I haven't written in a while as nothing has been happening to be honest. I go to Spain for my first egg collection next week and Im just living for it. I'm think of it as more of a holiday and forgetting about what I will actually be getting done... I dont need to worry about that just yet :)
Last week was a tough week. A friend of mine, who knows we will be doing another round of IVF texted me to say she has wanted to tell me something for weeks... that she is 7 weeks pregnant. Of course I was delighted for her, and we had all the chats about her pregnancy, how she found out, and when she is due, and how her little daughter will be a big sister next year :) Then, she said to me, thanks for being so nice about it........... I was like - huh?? Its great news... no need to thank me, and she was like no, thanks for being nice and excited.... and Im like... so how else am I supposed to react?
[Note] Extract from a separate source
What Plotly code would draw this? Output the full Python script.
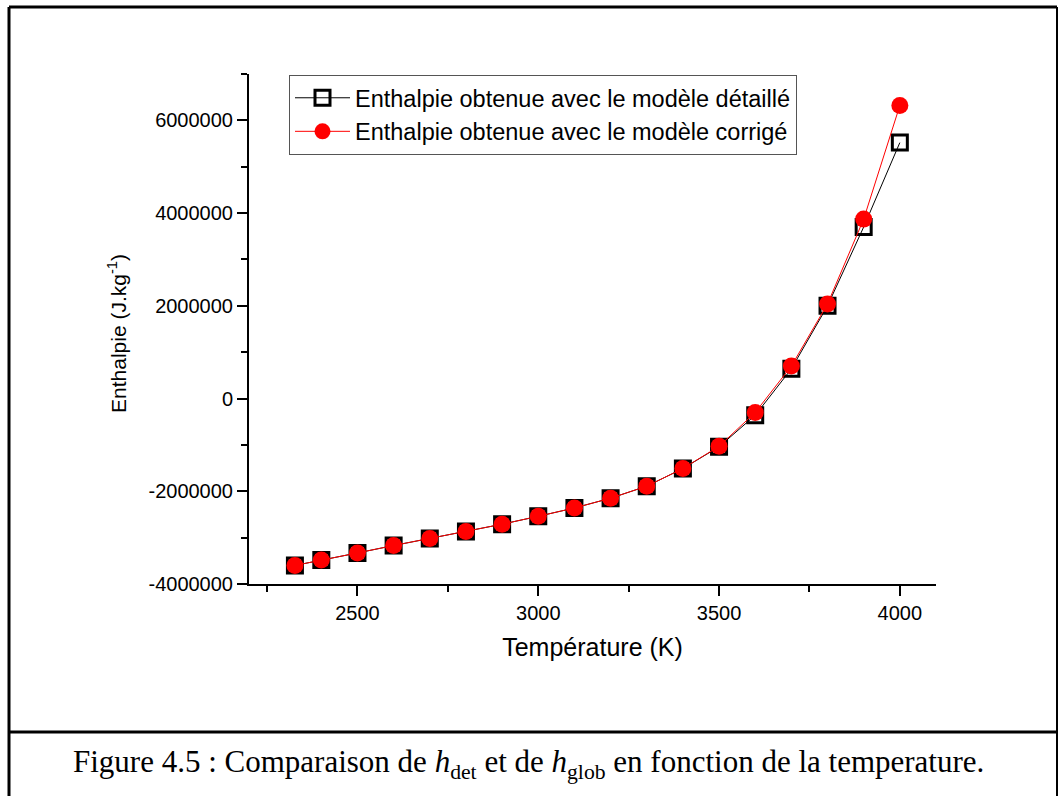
import plotly.graph_objects as go

# data (enthalpy in J/kg vs temperature in K)
temperature = [2327, 2400, 2500, 2600, 2700, 2800, 2900, 3000, 3100,
               3200, 3300, 3400, 3500, 3600, 3700, 3800, 3900, 4000]
h_detaille = [-3.60e6, -3.48e6, -3.33e6, -3.17e6, -3.02e6, -2.87e6, -2.71e6, -2.54e6, -2.36e6,
              -2.15e6, -1.89e6, -1.51e6, -1.04e6, -0.36e6, 0.64e6, 2.00e6, 3.70e6, 5.52e6]
h_corrige = [-3.60e6, -3.48e6, -3.33e6, -3.17e6, -3.02e6, -2.87e6, -2.71e6, -2.54e6, -2.36e6,
             -2.15e6, -1.89e6, -1.51e6, -1.03e6, -0.30e6, 0.70e6, 2.04e6, 3.87e6, 6.32e6]

x_ticks = [2500, 3000, 3500, 4000]
y_ticks = [-4000000, -2000000, 0, 2000000, 4000000, 6000000]
y_ticktext = ["-4000000", "-2000000", "0", "2000000", "4000000", "6000000"]

W, H = 1059, 796
L, R, T, B = 249, 936, 74, 584   # plot area in pixels


def px(p):
    return (p - L) / (R - L)


def py(p):
    return (B - p) / (B - T)


sans = "Liberation Sans, Arial, sans-serif"
serif = "Liberation Serif, Times New Roman, serif"

fig = go.Figure()

fig.add_trace(go.Scatter(
    x=temperature, y=h_detaille, mode="lines+markers",
    name="Enthalpie obtenue avec le modèle détaillé",
    line=dict(color="black", width=1),
    marker=dict(symbol="square-open", size=15, color="black", line=dict(width=3, color="black"))))

fig.add_trace(go.Scatter(
    x=temperature, y=h_corrige, mode="lines+markers",
    name="Enthalpie obtenue avec le modèle corrigé",
    line=dict(color="red", width=1),
    marker=dict(symbol="circle", size=17, color="red", line=dict(width=0))))

axis_common = dict(showline=True, linecolor="black", linewidth=2, mirror=False,
                   ticks="outside", ticklen=10, tickwidth=2, tickcolor="black",
                   showgrid=False, zeroline=False,
                   tickfont=dict(family=sans, size=20, color="black"))

fig.update_xaxes(range=[2200, 4100], tickvals=x_ticks,
                 minor=dict(dtick=250, tick0=2250, ticks="outside", ticklen=6, tickwidth=2, tickcolor="black"),
                 title=dict(text="Température (K)", font=dict(family=sans, size=25, color="black"), standoff=15),
                 **axis_common)
fig.update_yaxes(range=[-4000000, 7000000], tickvals=y_ticks, ticktext=y_ticktext,
                 minor=dict(dtick=1000000, ticks="outside", ticklen=6, tickwidth=2, tickcolor="black"),
                 **axis_common)

# page frame and caption separator
frame = dict(color="black", width=3)
shapes = [
    dict(type="line", xref="paper", yref="paper", x0=px(9), x1=px(9), y0=py(7), y1=py(800), line=frame),
    dict(type="line", xref="paper", yref="paper", x0=px(9), x1=px(1057), y0=py(7), y1=py(7), line=frame),
    dict(type="line", xref="paper", yref="paper", x0=px(1057), x1=px(1057), y0=py(7), y1=py(800),
         line=dict(color="black", width=2)),
    dict(type="line", xref="paper", yref="paper", x0=px(9), x1=px(1057), y0=py(732), y1=py(732), line=frame),
]

fig.update_layout(
    width=W, height=H,
    margin=dict(l=L, r=W - R, t=T, b=H - B),
    paper_bgcolor="white", plot_bgcolor="white",
    font=dict(family=sans, color="black"),
    shapes=shapes,
    legend=dict(x=px(289), y=py(75), xanchor="left", yanchor="top",
                bgcolor="white", bordercolor="#555", borderwidth=1,
                font=dict(family=sans, size=23.5, color="black"),
                itemwidth=55, tracegroupgap=0),
    annotations=[
        dict(text="Enthalpie (J.kg<sup>-1</sup>)", textangle=-90,
             xref="paper", yref="paper", x=px(117), y=py(334), xanchor="center", yanchor="middle",
             showarrow=False, font=dict(family=sans, size=21, color="black")),
        dict(text="Figure 4.5 : Comparaison de <i>h</i><sub>det</sub> et de <i>h</i><sub>glob</sub> en fonction de la temperature.",
             xref="paper", yref="paper", x=px(528), y=py(764), xanchor="center", yanchor="middle",
             showarrow=False, font=dict(family=serif, size=31, color="black")),
    ],
)

fig.write_html("out.html", config={"displayModeBar": False},
               post_script="document.body.style.margin='0';document.body.style.overflow='hidden';")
I know she probably didnt mean it but it was like a kick in the stomach, that for some reason she had thought I would have been upset or angry for her... I don't know. I told a couple of friends about this, cos it really got to me and their reactions were "why did she tell you at 7 weeks... why couldn't she wait until 12. Was she rubbing your face in it?" I hadn't seen it like that at all. I had seen it as excitedness... which I will still believe it was.
As anyone knows who is trying to get pregnant, hearing a pregnancy announcement is like a kick in the stomach, even though you are delighted for them, the ache you feel in your stomach hurts.